Still looking for the edge, many people at the beginning of 2006 swore by the quality and 'special treatment' of .gov and .edu web sites. It was believed that acquiring a one-way link from one of these sites would provide disproportion SERP boosts in comparison to similar .com web sites.
So what's the verdict? Do US government and education web sites enjoy special treatment in the eyes of the search engines? Well luckily Google engineer Matt Cutts debunked the whole specialized process by firing in one of his webmaster videos:
"… in fact we [Google] do not really have much in the way to say" Oh this is a link from the ODP, or .gov, or .edu, so give that some kind of special boost. " just those sites tend to have higher PageRank because more people link to them and reputable people link to them. "

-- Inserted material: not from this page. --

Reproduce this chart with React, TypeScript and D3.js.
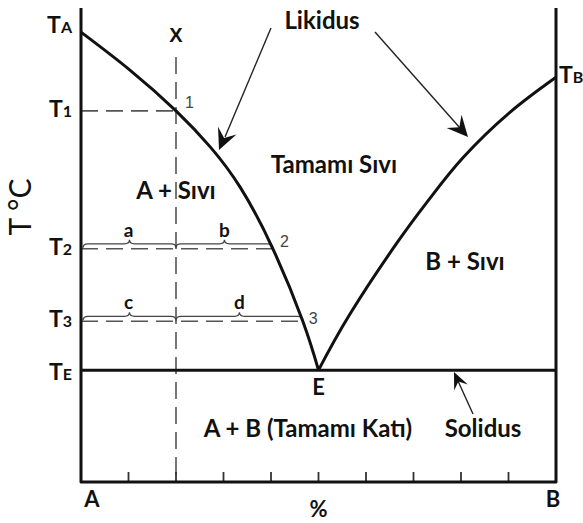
import React from "react";
import * as d3 from "d3";

// composition (% B) and temperature (relative units) of the liquidus curves
const leftLiqComp = [0, 10.3, 20, 27.2, 33.5, 40.4, 46.7, 50];
const leftLiqTemp = [94.9, 86.9, 78.3, 70.7, 62.2, 49.2, 33.9, 23.6];
const rightLiqComp = [50, 56.6, 66.7, 73.5, 80.4, 90.3, 100];
const rightLiqTemp = [23.6, 35.4, 50.7, 59.9, 68.4, 78.0, 85.4];

const compTicks = [10, 20, 30, 40, 50, 60, 70, 80, 90];
const alloyX = 20;
const eutecticComp = 50;
const eutecticTemp = 23.6;
const tempLabelSubs = ["A", "1", "2", "3", "E"];
const tempLabelValues = [94.9, 78.3, 49.2, 33.9, 23.6];
const tbTemp = 85.4;

// lever-rule points
const pointNames = ["1", "2", "3"];
const pointComp = [20, 40.4, 46.7];
const pointTemp = [78.3, 49.2, 33.9];
const braceLeft = ["a", "c"];
const braceRight = ["b", "d"];
const braceTemps = [49.2, 33.9];
const braceEnds = [40.4, 46.7];

const FONT = "Lato, 'Open Sans', sans-serif";
const INK = "#111";

function arrowHead(tx: number, ty: number, fx: number, fy: number, len: number, half: number) {
  const dx = tx - fx, dy = ty - fy;
  const d = Math.hypot(dx, dy);
  const ux = dx / d, uy = dy / d;
  const px = -uy, py = ux;
  const bx = tx - ux * len, by = ty - uy * len;
  const nx = tx - ux * len * 0.62, ny = ty - uy * len * 0.62;
  return `M${tx},${ty} L${bx + px * half},${by + py * half} L${nx},${ny} L${bx - px * half},${by - py * half} Z`;
}

function brace(x1: number, x2: number, yb: number) {
  const xm = (x1 + x2) / 2;
  return `M${x1},${yb + 4} Q${x1},${yb} ${x1 + 5},${yb} L${xm - 5},${yb} Q${xm},${yb} ${xm},${yb - 4} Q${xm},${yb} ${xm + 5},${yb} L${x2 - 5},${yb} Q${x2},${yb} ${x2},${yb + 4}`;
}

export default function App() {
  const W = 583, H = 523;
  const x = d3.scaleLinear().domain([0, 100]).range([81, 556]);
  const y = d3.scaleLinear().domain([0, 100]).range([482, 8]);
  const line = d3.line<[number, number]>().x(d => x(d[0])).y(d => y(d[1])).curve(d3.curveNatural);
  const leftPts = leftLiqComp.map((c, i) => [c, leftLiqTemp[i]] as [number, number]);
  const rightPts = rightLiqComp.map((c, i) => [c, rightLiqTemp[i]] as [number, number]);

  const x0 = x(0), x1 = x(100), yBot = y(0), yTop = y(100);

  const labelDy = (s: string) => (s === "A" ? 1 : s === "E" ? 10 : 6);

  return (
    <svg width={W} height={H} style={{ position: "absolute", left: 0, top: 0, background: "#fff" }} fontFamily={FONT}>
      <rect width={W} height={H} fill="#fff" />
      {/* dashed guides */}
      <g stroke="#555" strokeWidth={1.6} strokeDasharray="17 8" fill="none">
        <line x1={x(alloyX)} x2={x(alloyX)} y1={57} y2={yBot} />
        {pointComp.map((c, i) => (
          <line key={i} x1={x0} x2={x(c)} y1={y(pointTemp[i])} y2={y(pointTemp[i])} />
        ))}
      </g>
      {/* braces */}
      <g stroke="#444" strokeWidth={1.3} fill="none">
        {braceTemps.map((t, i) => (
          <g key={i}>
            <path d={brace(x0 + 2, x(alloyX), y(t) - 5)} />
            <path d={brace(x(alloyX), x(braceEnds[i]), y(t) - 5)} />
          </g>
        ))}
      </g>
      {braceTemps.map((t, i) => (
        <g key={i} fontWeight={700} fontSize={19} fill={INK} textAnchor="middle">
          <text x={(x0 + x(alloyX)) / 2} y={y(t) - 12}>{braceLeft[i]}</text>
          <text x={(x(alloyX) + x(braceEnds[i])) / 2} y={y(t) - 12}>{braceRight[i]}</text>
        </g>
      ))}
      {/* ticks */}
      <g stroke="#333" strokeWidth={1.8}>
        {compTicks.map(c => (
          <line key={c} x1={x(c)} x2={x(c)} y1={yBot} y2={yBot - 10} />
        ))}
      </g>
      {/* frame */}
      <path d={`M${x0},${yTop} L${x0},${yBot} L${x1},${yBot} L${x1},${yTop}`} stroke={INK} strokeWidth={3} fill="none" strokeLinejoin="round" />
      {/* eutectic line */}
      <line x1={x0} x2={x1} y1={y(eutecticTemp)} y2={y(eutecticTemp)} stroke={INK} strokeWidth={3} />
      {/* liquidus */}
      <path d={line(leftPts) || ""} stroke={INK} strokeWidth={3} fill="none" />
      <path d={line(rightPts) || ""} stroke={INK} strokeWidth={3} fill="none" />
      {/* arrows */}
      <g stroke="#222" strokeWidth={1.4}>
        <line x1={271} y1={28} x2={225} y2={137} />
        <line x1={375} y1={32} x2={460} y2={128} />
        <line x1={473} y1={414} x2={458} y2={381} />
      </g>
      <g fill="#111">
        <path d={arrowHead(219, 150, 271, 28, 21, 10)} />
        <path d={arrowHead(468, 137, 375, 32, 21, 10)} />
        <path d={arrowHead(454, 372, 473, 414, 17, 7.5)} />
      </g>
      {/* point numbers */}
      <g fontFamily="'Liberation Sans', Arial, sans-serif" fontSize={16} fill="#444">
        <text x={x(pointComp[0]) + 9} y={y(pointTemp[0]) - 3}>{pointNames[0]}</text>
        <text x={x(pointComp[1]) + 7} y={y(pointTemp[1]) - 2}>{pointNames[1]}</text>
        <text x={x(pointComp[2]) + 6} y={y(pointTemp[2]) + 3}>{pointNames[2]}</text>
      </g>
      <text x={x(alloyX)} y={42} textAnchor="middle" fontFamily="'Liberation Sans', Arial, sans-serif" fontWeight={700} fontSize={20} fill={INK}>X</text>
      {/* temperature labels */}
      <g fontWeight={700} fill={INK} textAnchor="end">
        {tempLabelSubs.map((s, i) => (
          <text key={s} x={72} y={y(tempLabelValues[i]) + labelDy(s)} fontSize={23}>
            T<tspan fontSize={16}>{s}</tspan>
          </text>
        ))}
      </g>
      <text x={559} y={y(tbTemp) + 6} fontWeight={700} fill={INK} fontSize={23}>
        T<tspan fontSize={16}>B</tspan>
      </text>
      <text transform="translate(31,207) rotate(-90)" textAnchor="middle" fontSize={30} fill={INK}>T °C</text>
      {/* region labels */}
      <g fontWeight={700} fontSize={24} fill={INK} textAnchor="middle">
        <text x={322} y={29}>Likidus</text>
        <text x={334} y={173}>Tamamı Sıvı</text>
        <text x={176} y={199}>A + Sıvı</text>
        <text x={465} y={270}>B + Sıvı</text>
        <text x={x(eutecticComp)} y={395} fontSize={22}>E</text>
        <text x={308} y={437}>A + B (Tamamı Katı)</text>
        <text x={483} y={437}>Solidus</text>
        <text x={92} y={507} fontSize={22}>A</text>
        <text x={553} y={507} fontSize={22}>B</text>
        <text x={x(eutecticComp)} y={517} fontSize={22}>%</text>
      </g>
    </svg>
  );
}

You can not get any more concrete then this, however, many still have 'gut feelings' that .edu and .gov have more than meets the eye. Essentially Matt Cutts is saying, and we should all believe, the link address has nothing to do with its strength, however, the content does.
.edu and .gov have high PR because the content is of a different nature than .com sites, typically trusted and unique. Many people link to these sources and hence the great PR. Webmasters still debate that there is a hidden trust factor for .gov and .edu sites.
A trust factor MAY exist, however, again, it has been EARNED because of the content provided, the volume of the content, the nature of it, and the number of incoming links. A .com site CAN have an equal trust factor if its content and incoming links were the same.
All things being equal, .com and .gov and .edu have zero difference in terms of link value. It's the nature of the content that is paramount and the deciding factor in any PR weight.